Vagrant is a popular solution to isolate your development environment, while there are many images to use with vagrant the most popular is an Ubuntu server image cooked by HashiCorp. Although with the current computer specs having a virtual machine that uses 512MB in RAM is almost nothing (I bet Google Chrome is wasting more than that now) if you are like me you don’t like to have a Virtual Machine wasting resources.
The main reason of why vagrant images uses that amount of RAM is because they don’t have SWAP, so, if your program/script is using more RAM than what is in the VM the program/script is killed.

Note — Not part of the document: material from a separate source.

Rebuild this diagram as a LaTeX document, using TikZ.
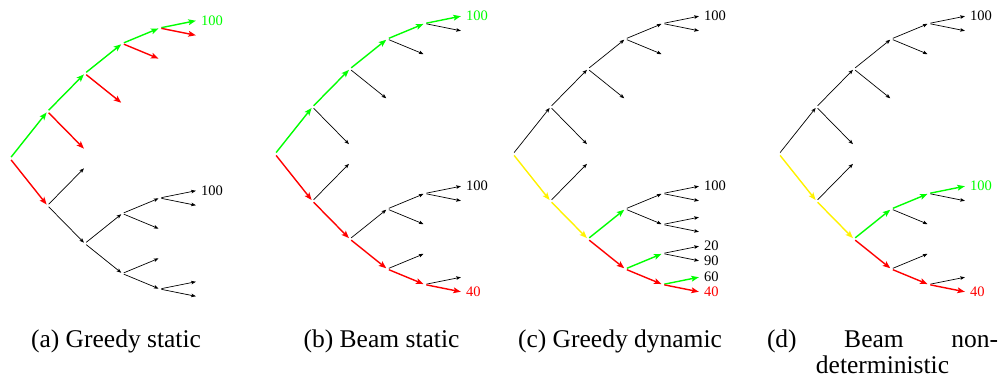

You can add a SWAP file by using dd
$ dd if=/dev/zero of=/swapfile bs=1024 count=655360 $ chmod 00600 /swapfile $ swapon -a
Then add it to /etc/fstab
. Pretty simple, but you have a big file that may or may not be used in totality.
A better approach is to use swapspace
daemon, it will create a swap space that will grow/shrink as needed. You can install the service in your VM if you already have it working or, add this to your Vagrantfile
to have it done automagically.
config.vm.provision "shell", inline: "sudo apt install swapspace -y"
If you do this with a VM already working just shut it down, use vagrant up --provision
to run the provision instruction and you are done!.
Having a Swap space allows you to reduce the amount of RAM dedicated to your VM.